In the listing that follows, retype every line from the first through the one containing "plt.rcParams['mathtext.default'] = 'regular'". Pictures are to be left out.
** BEGIN Information supplied **
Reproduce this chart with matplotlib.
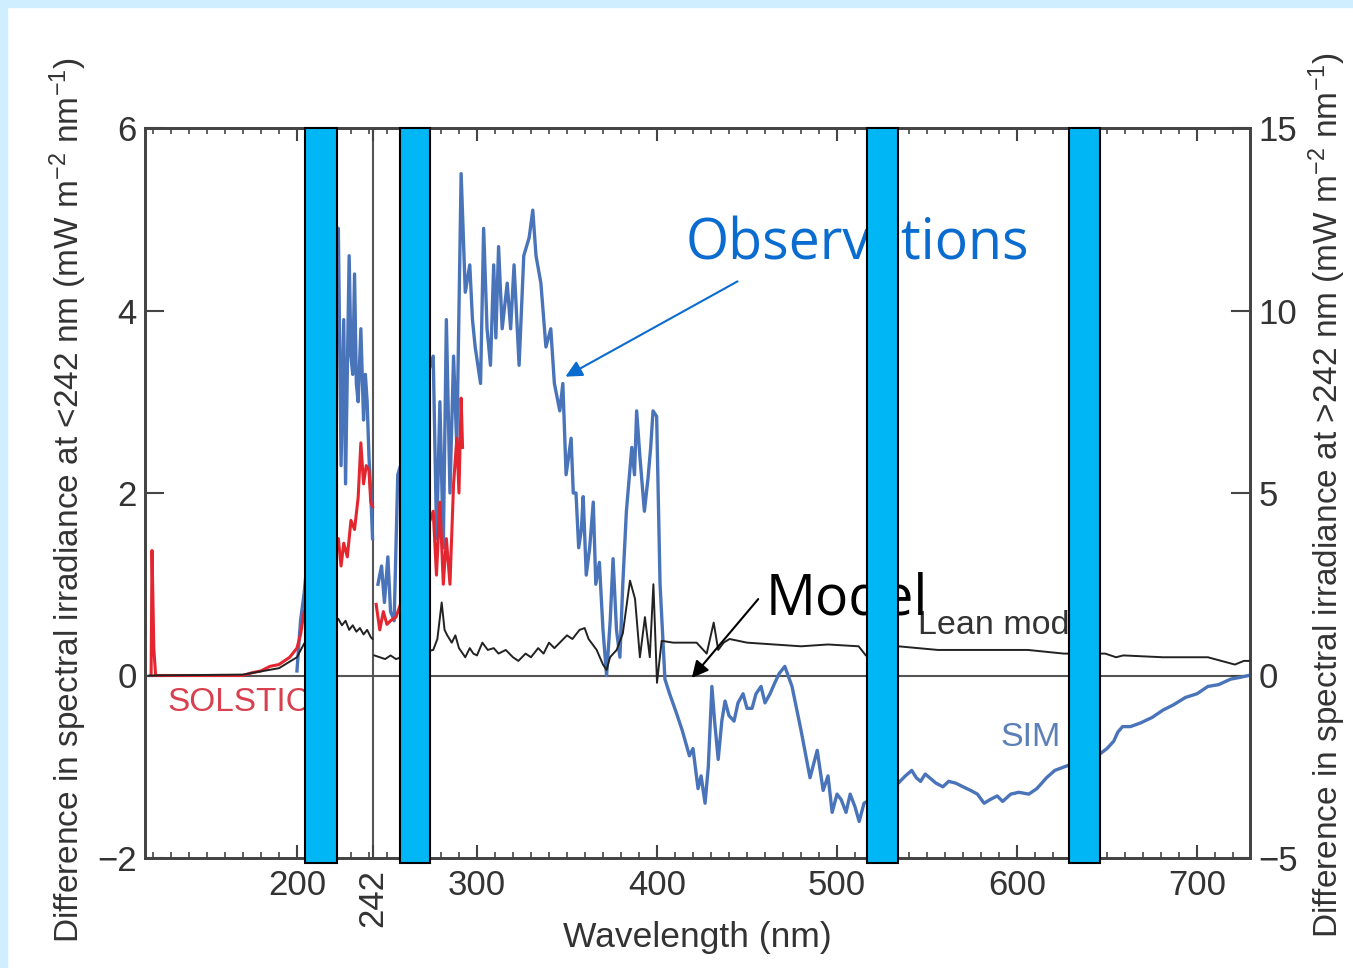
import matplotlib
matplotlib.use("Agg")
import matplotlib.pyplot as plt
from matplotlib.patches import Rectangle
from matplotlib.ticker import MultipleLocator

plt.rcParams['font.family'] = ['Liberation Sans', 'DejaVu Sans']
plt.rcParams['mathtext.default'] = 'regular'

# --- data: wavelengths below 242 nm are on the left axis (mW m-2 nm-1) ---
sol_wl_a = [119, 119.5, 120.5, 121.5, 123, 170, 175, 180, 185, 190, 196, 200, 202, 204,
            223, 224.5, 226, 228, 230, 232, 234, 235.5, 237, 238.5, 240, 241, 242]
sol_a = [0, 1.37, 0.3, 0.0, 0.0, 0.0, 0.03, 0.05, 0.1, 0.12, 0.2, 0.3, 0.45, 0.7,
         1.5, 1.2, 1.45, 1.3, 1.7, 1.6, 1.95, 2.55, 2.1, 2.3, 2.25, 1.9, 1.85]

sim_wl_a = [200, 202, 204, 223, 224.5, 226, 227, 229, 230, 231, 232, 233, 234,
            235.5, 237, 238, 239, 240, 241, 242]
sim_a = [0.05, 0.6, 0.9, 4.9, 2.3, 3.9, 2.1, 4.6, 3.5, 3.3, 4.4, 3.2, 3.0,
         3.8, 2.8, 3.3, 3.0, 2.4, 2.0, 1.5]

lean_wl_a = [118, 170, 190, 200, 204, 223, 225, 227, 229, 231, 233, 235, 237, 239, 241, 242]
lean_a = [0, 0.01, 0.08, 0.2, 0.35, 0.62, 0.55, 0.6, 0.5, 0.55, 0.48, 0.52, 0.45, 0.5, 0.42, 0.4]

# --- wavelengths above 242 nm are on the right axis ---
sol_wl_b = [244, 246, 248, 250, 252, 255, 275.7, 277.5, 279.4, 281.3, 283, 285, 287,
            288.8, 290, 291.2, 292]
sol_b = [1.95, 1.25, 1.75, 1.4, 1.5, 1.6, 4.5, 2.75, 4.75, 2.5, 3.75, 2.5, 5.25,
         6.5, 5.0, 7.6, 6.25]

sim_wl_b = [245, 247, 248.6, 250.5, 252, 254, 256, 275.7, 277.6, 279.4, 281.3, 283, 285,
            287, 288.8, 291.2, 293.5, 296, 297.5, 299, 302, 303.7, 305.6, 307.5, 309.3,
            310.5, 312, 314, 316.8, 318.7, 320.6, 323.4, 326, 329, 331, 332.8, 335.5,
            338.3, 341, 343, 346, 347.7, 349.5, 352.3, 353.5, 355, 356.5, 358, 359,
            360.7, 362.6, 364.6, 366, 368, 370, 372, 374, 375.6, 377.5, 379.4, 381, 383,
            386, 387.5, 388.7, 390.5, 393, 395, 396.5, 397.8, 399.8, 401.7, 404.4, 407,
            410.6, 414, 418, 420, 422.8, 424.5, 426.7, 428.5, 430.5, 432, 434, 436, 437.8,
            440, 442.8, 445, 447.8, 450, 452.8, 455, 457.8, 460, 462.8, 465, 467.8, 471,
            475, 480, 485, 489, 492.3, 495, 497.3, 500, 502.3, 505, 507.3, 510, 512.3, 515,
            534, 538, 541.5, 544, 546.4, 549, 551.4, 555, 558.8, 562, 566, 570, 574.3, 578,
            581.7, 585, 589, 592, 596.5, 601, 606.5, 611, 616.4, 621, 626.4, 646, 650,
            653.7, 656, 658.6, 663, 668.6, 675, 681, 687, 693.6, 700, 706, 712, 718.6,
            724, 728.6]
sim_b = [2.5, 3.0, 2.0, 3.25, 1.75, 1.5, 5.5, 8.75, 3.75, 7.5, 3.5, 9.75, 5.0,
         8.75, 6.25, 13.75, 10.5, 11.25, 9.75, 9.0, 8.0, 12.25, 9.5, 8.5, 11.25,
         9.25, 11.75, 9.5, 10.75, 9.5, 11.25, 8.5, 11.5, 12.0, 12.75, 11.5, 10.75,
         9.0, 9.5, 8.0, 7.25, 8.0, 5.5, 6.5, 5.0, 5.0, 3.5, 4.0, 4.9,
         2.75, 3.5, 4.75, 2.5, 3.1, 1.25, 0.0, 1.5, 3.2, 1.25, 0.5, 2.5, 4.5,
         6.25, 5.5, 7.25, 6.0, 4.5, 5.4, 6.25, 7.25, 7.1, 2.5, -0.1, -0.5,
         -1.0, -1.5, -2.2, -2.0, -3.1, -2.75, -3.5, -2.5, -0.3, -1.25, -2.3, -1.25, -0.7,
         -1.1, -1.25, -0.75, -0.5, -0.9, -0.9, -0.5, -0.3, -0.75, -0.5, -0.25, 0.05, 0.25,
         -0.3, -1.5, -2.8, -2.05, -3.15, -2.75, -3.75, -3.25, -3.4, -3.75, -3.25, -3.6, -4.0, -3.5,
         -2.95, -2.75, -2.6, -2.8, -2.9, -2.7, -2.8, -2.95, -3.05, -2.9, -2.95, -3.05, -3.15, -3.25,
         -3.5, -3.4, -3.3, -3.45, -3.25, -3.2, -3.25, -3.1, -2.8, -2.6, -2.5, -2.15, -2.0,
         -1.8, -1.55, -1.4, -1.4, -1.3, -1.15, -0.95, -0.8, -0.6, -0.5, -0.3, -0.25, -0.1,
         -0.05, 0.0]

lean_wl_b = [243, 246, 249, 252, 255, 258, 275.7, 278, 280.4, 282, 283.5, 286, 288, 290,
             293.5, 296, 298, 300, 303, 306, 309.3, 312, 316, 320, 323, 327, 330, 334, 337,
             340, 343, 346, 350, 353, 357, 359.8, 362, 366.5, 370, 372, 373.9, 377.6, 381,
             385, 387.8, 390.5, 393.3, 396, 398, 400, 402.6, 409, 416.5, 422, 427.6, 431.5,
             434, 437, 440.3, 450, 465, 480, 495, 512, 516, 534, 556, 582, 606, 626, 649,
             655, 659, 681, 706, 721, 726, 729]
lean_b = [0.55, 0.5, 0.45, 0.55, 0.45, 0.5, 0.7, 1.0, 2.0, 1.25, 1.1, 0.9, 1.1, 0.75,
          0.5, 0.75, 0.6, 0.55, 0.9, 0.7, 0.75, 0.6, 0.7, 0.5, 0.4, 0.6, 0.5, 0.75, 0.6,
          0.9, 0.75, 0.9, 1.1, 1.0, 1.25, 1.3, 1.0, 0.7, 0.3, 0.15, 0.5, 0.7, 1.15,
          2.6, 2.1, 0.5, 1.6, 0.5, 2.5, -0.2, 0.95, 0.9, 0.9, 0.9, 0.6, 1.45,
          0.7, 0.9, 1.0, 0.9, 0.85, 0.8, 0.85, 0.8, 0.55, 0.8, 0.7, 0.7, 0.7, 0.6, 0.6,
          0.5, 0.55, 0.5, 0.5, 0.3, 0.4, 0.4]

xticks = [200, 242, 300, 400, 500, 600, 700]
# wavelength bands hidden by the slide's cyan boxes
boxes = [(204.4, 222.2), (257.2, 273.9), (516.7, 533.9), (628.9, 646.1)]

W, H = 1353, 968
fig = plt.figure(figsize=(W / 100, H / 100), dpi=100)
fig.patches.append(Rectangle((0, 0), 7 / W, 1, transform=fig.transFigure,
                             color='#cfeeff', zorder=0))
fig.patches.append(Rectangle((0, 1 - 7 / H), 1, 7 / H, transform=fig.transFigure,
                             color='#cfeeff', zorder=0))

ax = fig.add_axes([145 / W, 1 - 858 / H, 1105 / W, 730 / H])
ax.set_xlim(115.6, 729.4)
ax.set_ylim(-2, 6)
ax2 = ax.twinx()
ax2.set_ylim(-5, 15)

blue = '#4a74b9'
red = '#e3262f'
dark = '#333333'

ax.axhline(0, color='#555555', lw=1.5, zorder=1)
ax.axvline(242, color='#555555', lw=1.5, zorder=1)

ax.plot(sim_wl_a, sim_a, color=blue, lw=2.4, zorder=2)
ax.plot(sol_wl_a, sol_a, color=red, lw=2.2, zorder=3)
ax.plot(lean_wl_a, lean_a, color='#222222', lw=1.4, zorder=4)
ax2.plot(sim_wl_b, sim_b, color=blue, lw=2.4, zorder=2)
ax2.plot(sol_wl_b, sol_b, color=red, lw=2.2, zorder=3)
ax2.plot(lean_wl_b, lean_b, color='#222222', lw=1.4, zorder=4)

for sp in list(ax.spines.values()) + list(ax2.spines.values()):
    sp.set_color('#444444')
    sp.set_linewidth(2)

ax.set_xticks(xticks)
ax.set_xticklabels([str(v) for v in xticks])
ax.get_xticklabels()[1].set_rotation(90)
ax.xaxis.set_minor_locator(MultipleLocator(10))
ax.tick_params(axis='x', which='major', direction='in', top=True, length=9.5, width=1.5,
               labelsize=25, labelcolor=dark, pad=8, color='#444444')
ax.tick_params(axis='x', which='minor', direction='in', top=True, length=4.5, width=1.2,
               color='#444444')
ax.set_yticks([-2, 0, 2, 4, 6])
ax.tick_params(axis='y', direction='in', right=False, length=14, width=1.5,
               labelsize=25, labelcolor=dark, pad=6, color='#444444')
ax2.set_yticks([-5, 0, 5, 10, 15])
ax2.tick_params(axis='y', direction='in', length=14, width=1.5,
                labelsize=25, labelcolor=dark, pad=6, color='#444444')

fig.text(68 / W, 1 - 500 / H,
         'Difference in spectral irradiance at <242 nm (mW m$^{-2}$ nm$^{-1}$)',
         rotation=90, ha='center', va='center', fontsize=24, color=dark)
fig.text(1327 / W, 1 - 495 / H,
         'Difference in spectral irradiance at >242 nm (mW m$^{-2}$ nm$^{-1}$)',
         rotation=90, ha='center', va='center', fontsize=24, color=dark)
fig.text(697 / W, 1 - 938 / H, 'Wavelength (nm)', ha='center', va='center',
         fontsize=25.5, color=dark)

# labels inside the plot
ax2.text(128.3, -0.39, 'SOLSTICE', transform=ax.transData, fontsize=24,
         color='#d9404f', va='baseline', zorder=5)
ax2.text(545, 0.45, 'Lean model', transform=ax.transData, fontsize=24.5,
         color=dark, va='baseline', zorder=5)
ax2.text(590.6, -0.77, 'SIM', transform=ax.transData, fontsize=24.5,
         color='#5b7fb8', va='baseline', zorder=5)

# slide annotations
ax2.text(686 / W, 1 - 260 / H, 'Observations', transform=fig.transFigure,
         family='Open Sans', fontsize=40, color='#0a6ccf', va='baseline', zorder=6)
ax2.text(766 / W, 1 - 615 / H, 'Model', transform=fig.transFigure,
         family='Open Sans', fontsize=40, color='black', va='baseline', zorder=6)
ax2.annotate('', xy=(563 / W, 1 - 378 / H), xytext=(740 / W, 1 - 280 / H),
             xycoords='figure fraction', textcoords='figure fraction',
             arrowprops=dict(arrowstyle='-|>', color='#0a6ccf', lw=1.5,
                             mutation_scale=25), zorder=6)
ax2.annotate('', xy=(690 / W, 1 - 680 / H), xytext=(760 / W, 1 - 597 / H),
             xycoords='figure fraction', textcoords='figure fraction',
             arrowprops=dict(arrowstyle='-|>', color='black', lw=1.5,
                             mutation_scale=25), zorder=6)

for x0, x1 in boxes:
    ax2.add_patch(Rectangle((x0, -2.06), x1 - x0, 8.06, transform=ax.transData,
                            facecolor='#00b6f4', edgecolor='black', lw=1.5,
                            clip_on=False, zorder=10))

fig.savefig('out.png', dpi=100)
** END Information supplied **
Final result:
Reproduce this chart with matplotlib.
import matplotlib
matplotlib.use("Agg")
import matplotlib.pyplot as plt
from matplotlib.patches import Rectangle
from matplotlib.ticker import MultipleLocator

plt.rcParams['font.family'] = ['Liberation Sans', 'DejaVu Sans']
plt.rcParams['mathtext.default'] = 'regular'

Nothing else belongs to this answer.